Governor contracts should be deployed behind UUPS proxy — this allows updating logic through governance proposals.

contract UpgradeableGovernor is Governor, UUPSUpgradeable {
    function _authorizeUpgrade(address newImplementation)
        internal override onlyGovernance {}
    
    // onlyGovernance modifier — only through passed proposal
    modifier onlyGovernance() {
        require(msg.sender == address(this), "Only governance can upgrade");
        _;
    }
}

Upgrade via self-call: proposal calls upgradeTo(newImplementation) on Governor itself. This means the upgrade completed full governance cycle including Timelock delay.
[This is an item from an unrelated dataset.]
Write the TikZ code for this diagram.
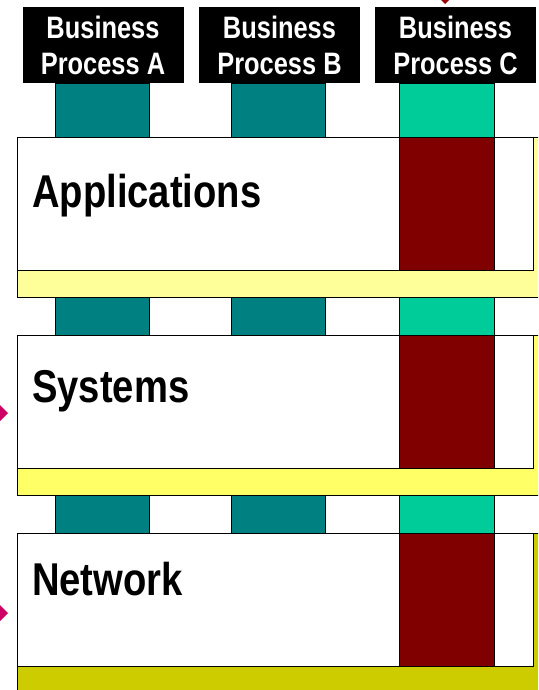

Common Mistakes in Development

Flash loan governance attacks. Attacker borrows flash loan → gets huge voting power → creates and immediately passes proposal → repays loan. Defense: voting delay (delay between proposal and voting start) plus snapshot-based voting (votes counted at snapshot moment, not current balances).

Low quorum trap. 4% quorum seems reasonable, but if a large holder delegates — actually active votes might be insufficient. Calibrate quorum against real voter turnout statistics.

Proposal spam. Without proposalThreshold, anyone can create proposals. With low threshold, too many proposals. Set threshold high enough to make spam expensive but not so high as to block real participants.

Short timelock. 24-hour Timelock — too little for DeFi protocol. Standard: 48–72 hours minimum for production. For major upgrades — 7 days.

Default Parameters for Different DAO Types

Development Process

Governance smart contracts are one of the few areas where two-team audits are justified. A vulnerability in Governor can allow an attacker to drain the entire treasury with one proposal.